USD/JPY Weekly outlook – 30 Jan – 03 Feb 2012
After a slow start to 2012 the USD/JPY finally came to life last week with the bulls initially pushing the pair higher, quickly followed by the bears gaining control once again dragging the market back down. Since early November of 2011, the Dollar has been stuck in a range against the Yen producing a slow moving market with few trading opportunities.
With the strong and obvious downtrend this market has been following, shorts in line with current momentum would be preferable. A look at the weekly charts shows the pair closing last week with a strong bearish pin bar rejecting the upper level of the range.
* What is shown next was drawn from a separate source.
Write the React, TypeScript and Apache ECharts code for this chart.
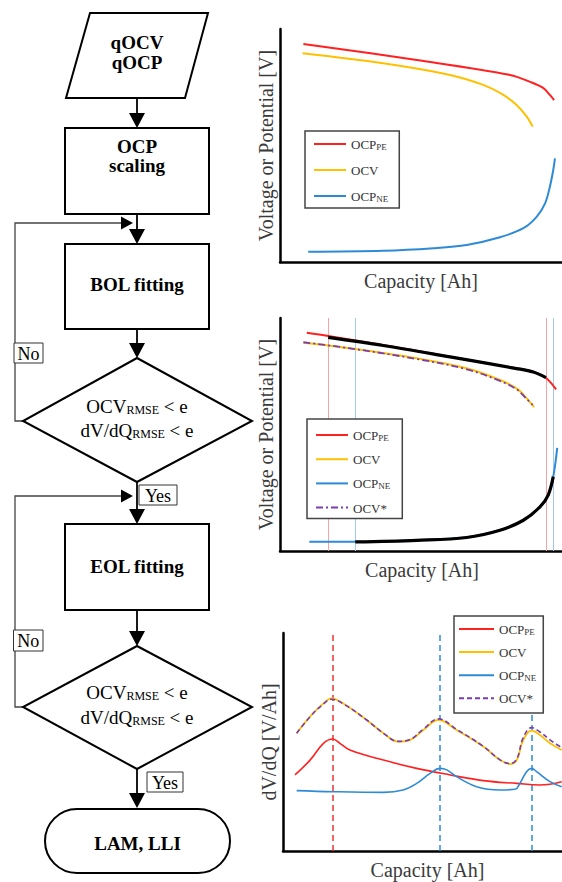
import React, { useEffect, useRef } from "react";
import * as echarts from "echarts";

const FONT = "Liberation Serif, Times New Roman, serif";

// ---------- Chart 1 (BOL inputs) ----------
const pe1 = [[8.3, 93.6], [48.5, 86.7], [81.6, 80.3], [88.7, 77.3], [93.3, 74.7], [95.7, 71.7], [97.2, 69.5]];
const ocv1 = [[8.0, 89.6], [36.6, 85.3], [60.3, 80.3], [72.1, 76.0], [79.2, 71.7], [83.9, 67.4], [87.5, 62.4], [89.6, 58.1]];
const ne1 = [[10.0, 4.4], [36.6, 4.8], [54.4, 5.9], [66.2, 7.3], [78.0, 10.6], [86.3, 14.5], [91.0, 19.4], [94.0, 25.2], [95.7, 32.3], [96.9, 39.5], [97.5, 44.5]];

// ---------- Chart 2 (fitted) ----------
const pe2 = [[9.5, 93.7], [17.1, 92.3], [36.6, 88.4], [60.3, 83.4], [83.9, 78.4], [89.8, 77.0], [93.4, 75.1], [95.7, 72.7], [97.9, 69.4]];
const ocv2 = [[8.3, 89.4], [24.8, 87.0], [48.5, 82.7], [66.2, 78.4], [78.0, 73.4], [83.9, 69.8], [87.5, 65.5], [90.1, 61.7]];
const ne2 = [[10.4, 4.0], [26.7, 4.0], [48.5, 4.7], [66.2, 5.9], [78.0, 9.0], [86.3, 13.3], [92.2, 19.0], [95.1, 24.0], [96.9, 31.9], [98.3, 44.3]];
const star2 = [[8.3, 89.6], [24.8, 87.0], [48.5, 82.4], [66.2, 78.0], [78.0, 73.0], [83.9, 69.4], [87.5, 65.2], [89.6, 62.7]];
const fitPe2 = [[17.1, 91.7], [36.6, 88.2], [60.3, 83.3], [83.9, 78.3], [89.8, 76.8], [94.3, 74.4]];
const fitNe2 = [[26.7, 3.9], [48.5, 4.6], [66.2, 5.8], [78.0, 8.9], [86.3, 13.2], [92.2, 18.9], [95.1, 24.0], [96.9, 31.9]];
const peMarks2 = [17.1, 94.3];
const neMarks2 = [26.7, 96.9];

// ---------- Chart 3 (dV/dQ) ----------
const ocv3 = [[4.9, 54.0], [9.7, 61.6], [14.5, 67.7], [17.4, 70.0], [21.6, 67.7], [30.0, 60.1], [36.0, 54.0], [41.3, 50.2], [45.5, 50.9], [50.3, 55.5], [55.7, 60.1], [62.2, 55.5], [71.8, 47.9], [77.8, 41.7], [81.4, 39.9], [83.8, 41.7], [86.1, 50.9], [89.1, 55.2], [92.1, 53.2], [95.7, 49.4], [99.9, 46.3]];
const star3 = [[4.9, 54.0], [9.7, 61.6], [14.5, 67.5], [17.4, 69.6], [21.6, 67.5], [30.0, 60.1], [36.0, 54.0], [41.3, 50.3], [45.5, 51.1], [50.3, 55.9], [55.7, 60.6], [62.2, 55.8], [71.8, 48.0], [77.8, 41.8], [81.4, 40.1], [83.8, 42.2], [86.1, 52.0], [89.1, 56.6], [92.1, 54.6], [95.7, 51.0], [99.9, 47.4]];
const pe3 = [[4.3, 34.9], [9.7, 41.7], [14.5, 49.4], [17.8, 51.4], [20.4, 49.4], [24.0, 46.3], [36.0, 41.7], [47.9, 37.9], [59.9, 34.9], [71.8, 32.3], [83.8, 31.0], [92.1, 30.3], [99.9, 31.8]];
const ne3 = [[4.9, 27.7], [18.0, 27.2], [36.0, 26.9], [43.1, 28.0], [47.9, 31.0], [52.7, 35.6], [56.3, 37.9], [58.7, 37.2], [62.2, 34.1], [69.4, 29.5], [77.8, 28.0], [83.2, 28.3], [84.9, 31.0], [87.3, 36.4], [89.1, 37.9], [90.9, 36.4], [95.7, 31.8], [99.9, 29.5]];
const peMarks3 = [18.0];
const neMarks3 = [56.3, 89.1];

// ---------- Texts ----------
const legendLabels: Record<string, string> = {
  pe1: "{m|OCP}{s|PE}", ocv1: "{m|OCV}", ne1: "{m|OCP}{s|NE}",
  pe2: "{m|OCP}{s|PE}", ocv2: "{m|OCV}", ne2: "{m|OCP}{s|NE}", star2: "{m|OCV*}",
  pe3: "{m|OCP}{s|PE}", ocv3: "{m|OCV}", ne3: "{m|OCP}{s|NE}", star3: "{m|OCV*}",
};
const voltName = "Voltage or Potential [V]";
const dvdqName = "dV/dQ [V/Ah]";
const capName = "Capacity [Ah]";

const RED = "#ff2020";
const YEL = "#ffc000";
const BLU = "#2e8ad6";
const PUR = "#7a3cb0";

function buildOption() {
  const nameStyle = { fontFamily: FONT, fontSize: 20, color: "#3a3a3a" };
  const axLine = { show: true, onZero: false, lineStyle: { color: "#000", width: 2.5 } };
  const xAx = (i: number, pad: number) => ({
    type: "value", gridIndex: i, min: 0, max: 100,
    axisLine: axLine, axisTick: { show: false }, axisLabel: { show: false }, splitLine: { show: false },
    name: capName, nameLocation: "middle", nameGap: 9,
    nameTextStyle: { ...nameStyle, padding: [0, 0, 0, pad] },
  });
  const yAx = (i: number, name: string, gap: number) => ({
    type: "value", gridIndex: i, min: 0, max: 100,
    axisLine: axLine, axisTick: { show: false }, axisLabel: { show: false }, splitLine: { show: false },
    name, nameLocation: "middle", nameGap: gap, nameTextStyle: nameStyle,
  });
  const ser = (name: string, data: number[][], g: number, color: string, width: number, extra: any = {}) => ({
    type: "line", name, data, xAxisIndex: g, yAxisIndex: g, symbol: "none", showSymbol: false,
    smooth: 0.35, color,
    lineStyle: { color, width, ...(extra.lineStyle || {}) }, itemStyle: { color },
    ...(extra.rest || {}),
  });
  const marks = (vals: number[], color: string, type: any, width: number) => ({
    silent: true, symbol: "none", z: 1, label: { show: false },
    lineStyle: { color, type, width },
    data: vals.map((v) => ({ xAxis: v })),
  });
  const legendBase = (data: string[], left: number, top: number, padding: number[], itemWidth: number, itemGap: number) => ({
    data, orient: "vertical", left, top, padding, itemWidth, itemHeight: 14, itemGap,
    borderColor: "#444", borderWidth: 1.5, backgroundColor: "#fff", selectedMode: false,
    itemStyle: { opacity: 0 },
    formatter: (n: string) => legendLabels[n],
    textStyle: {
      fontFamily: FONT, fontSize: 13, color: "#333",
      rich: {
        m: { fontFamily: FONT, fontSize: 13, color: "#333", lineHeight: 14, verticalAlign: "bottom" },
        s: { fontFamily: FONT, fontSize: 9, color: "#333", lineHeight: 9, verticalAlign: "bottom" },
      },
    },
  });

  // ---------- Flowchart ----------
  const bold = `bold 19px ${FONT}`;
  const reg = `19px ${FONT}`;
  const txt = (x: number, y: number, text: string, font: string, rich?: any) => ({
    type: "text", x, y, silent: true, z: 20,
    style: { text, font, fill: "#000", align: "center", verticalAlign: "middle", textAlign: "center", textVerticalAlign: "middle", rich },
  });
  const pl = (points: number[][], stroke = "#000", lineWidth = 1.8) => ({
    type: "polyline", silent: true, z: 10, shape: { points }, style: { stroke, lineWidth, fill: null },
  });
  const tri = (points: number[][]) => ({ type: "polygon", silent: true, z: 11, shape: { points }, style: { fill: "#000" } });
  const box = (x: number, y: number, w: number, h: number, r = 0, lw = 2, stroke = "#000") => ({
    type: "rect", silent: true, z: 12, shape: { x, y, width: w, height: h, r }, style: { fill: "#fff", stroke, lineWidth: lw },
  });
  const poly = (points: number[][]) => ({ type: "polygon", silent: true, z: 12, shape: { points }, style: { fill: "#fff", stroke: "#000", lineWidth: 2 } });
  const downArrow = (y0: number, y1: number) => [pl([[137, y0], [137, y1 - 14]]), tri([[129, y1 - 15], [145, y1 - 15], [137, y1]])];
  const rightArrow = (y: number) => tri([[121, y - 6.5], [121, y + 6.5], [133, y]]);
  const condRich = {
    m: { fontFamily: FONT, fontSize: 19, lineHeight: 22, verticalAlign: "bottom", fill: "#000", color: "#000" },
    s: { fontFamily: FONT, fontSize: 12, lineHeight: 12, verticalAlign: "bottom", fill: "#000", color: "#000" },
  };
  const label = (x: number, y: number, w: number, h: number, t: string) => [
    { ...box(x, y, w, h, 0, 1, "#333"), z: 15 },
    { ...txt(x + w / 2, y + h / 2 + 0.5, t, `18px ${FONT}`), z: 21 },
  ];

  const graphic: any[] = [
    poly([[90, 13], [208, 13], [185, 98], [66, 98]]),
    txt(137, 42, "qOCV", bold),
    txt(137, 62, "qOCP", bold),
    ...downArrow(98, 128),
    box(65, 128, 144, 86),
    txt(137, 146, "OCP", bold),
    txt(137, 165, "scaling", bold),
    ...downArrow(214, 244),
    pl([[23, 421], [15, 421], [15, 223], [121, 223]], "#444", 1.3),
    rightArrow(223),
    box(65, 244, 144, 85),
    txt(137, 284, "BOL fitting", bold),
    ...downArrow(329, 358),
    poly([[137, 358], [252, 421], [137, 482], [23, 421]]),
    txt(137, 405, "{m|OCV}{s|RMSE}{m| < e}", reg, condRich),
    txt(137, 429, "{m|dV/dQ}{s|RMSE}{m| < e}", reg, condRich),
    ...label(14, 343, 29, 20, "No"),
    ...downArrow(482, 524),
    pl([[23, 707], [15, 707], [15, 496], [121, 496]], "#444", 1.3),
    rightArrow(496),
    ...label(139, 485, 38, 20, "Yes"),
    box(65, 524, 144, 86),
    txt(137, 566, "EOL fitting", bold),
    ...downArrow(610, 646),
    poly([[137, 646], [252, 707], [137, 769], [23, 707]]),
    txt(137, 691, "{m|OCV}{s|RMSE}{m| < e}", reg, condRich),
    txt(137, 716, "{m|dV/dQ}{s|RMSE}{m| < e}", reg, condRich),
    ...label(13.5, 630, 29.5, 21, "No"),
    ...downArrow(769, 808),
    ...label(147, 772, 36, 20, "Yes"),
    box(45, 809, 185, 64, 32),
    txt(137.5, 843, "LAM, LLI", bold),
  ];

  return {
    animation: false,
    backgroundColor: "#fff",
    textStyle: { fontFamily: FONT },
    grid: [
      { left: 280, top: 29, width: 282, height: 233 },
      { left: 280, top: 318, width: 282, height: 233 },
      { left: 283, top: 633, width: 279, height: 218 },
    ],
    xAxis: [xAx(0, 0), xAx(1, 2), xAx(2, 10)],
    yAxis: [yAx(0, voltName, 4), yAx(1, voltName, 4), yAx(2, dvdqName, 4)],
    legend: [
      legendBase(["pe1", "ocv1", "ne1"], 305, 131, [7, 11, 5, 8], 32, 13),
      legendBase(["pe2", "ocv2", "ne2", "star2"], 307, 419, [10, 12, 4, 8], 32, 11.2),
      legendBase(["pe3", "ocv3", "ne3", "star3"], 454, 616, [7, 7, 7.7, 4], 35, 10.1),
    ],
    series: [
      ser("pe1", pe1, 0, RED, 2),
      ser("ocv1", ocv1, 0, YEL, 2),
      ser("ne1", ne1, 0, BLU, 2),

      ser("pe2", pe2, 1, RED, 2, { rest: { markLine: marks(peMarks2, "#f6a3a3", "solid", 1) } }),
      ser("ocv2", ocv2, 1, YEL, 2),
      ser("ne2", ne2, 1, BLU, 2, { rest: { markLine: marks(neMarks2, "#a3c9ea", "solid", 1) } }),
      ser("star2", star2, 1, PUR, 1.8, { lineStyle: { type: [7, 3, 2, 3] } }),
      ser("fitPe2", fitPe2, 1, "#000", 3.2),
      ser("fitNe2", fitNe2, 1, "#000", 3.2),

      ser("pe3", pe3, 2, RED, 1.6, { rest: { smooth: 0.4, markLine: marks(peMarks3, "#f03030", [6, 4], 1.5) } }),
      ser("ocv3", ocv3, 2, YEL, 1.8, { rest: { smooth: 0.4 } }),
      ser("ne3", ne3, 2, BLU, 1.6, { rest: { smooth: 0.4, markLine: marks(neMarks3, "#2e8ad6", [6, 4], 1.5) } }),
      ser("star3", star3, 2, PUR, 1.6, { lineStyle: { type: [5, 3] }, rest: { smooth: 0.4 } }),
    ],
    graphic,
  };
}

export default function App() {
  const ref = useRef<HTMLDivElement>(null);
  useEffect(() => {
    if (!ref.current) return;
    const chart = echarts.init(ref.current, undefined, { renderer: "svg" });
    chart.setOption(buildOption() as any);
    return () => chart.dispose();
  }, []);
  return (
    <div
      ref={ref}
      style={{ position: "fixed", left: 0, top: 0, width: 562, height: 882, background: "#fff" }}
    />
  );
}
Unfortunately, the price was unable to close below the lower level of the range which could hinder the chances of taking any shorts at this current level.
However, with the strength of last weeks pin and the rejection of the upper level of the range we will be looking to short this market back down to the 75.50 area providing the market can break and close below the lower level of the range in the coming week. A break below this level would suggest further bearish momentum to be expected.
With the month coming to an end on Tuesday it would be wise to take a look at the monthly timeframe to better understand the markets movements. At the time of writing this the monthly candle is forming a bearish pin bar (similar to the weekly TF). Should the pin hold until the end of the month our bearish outlook would be further supported.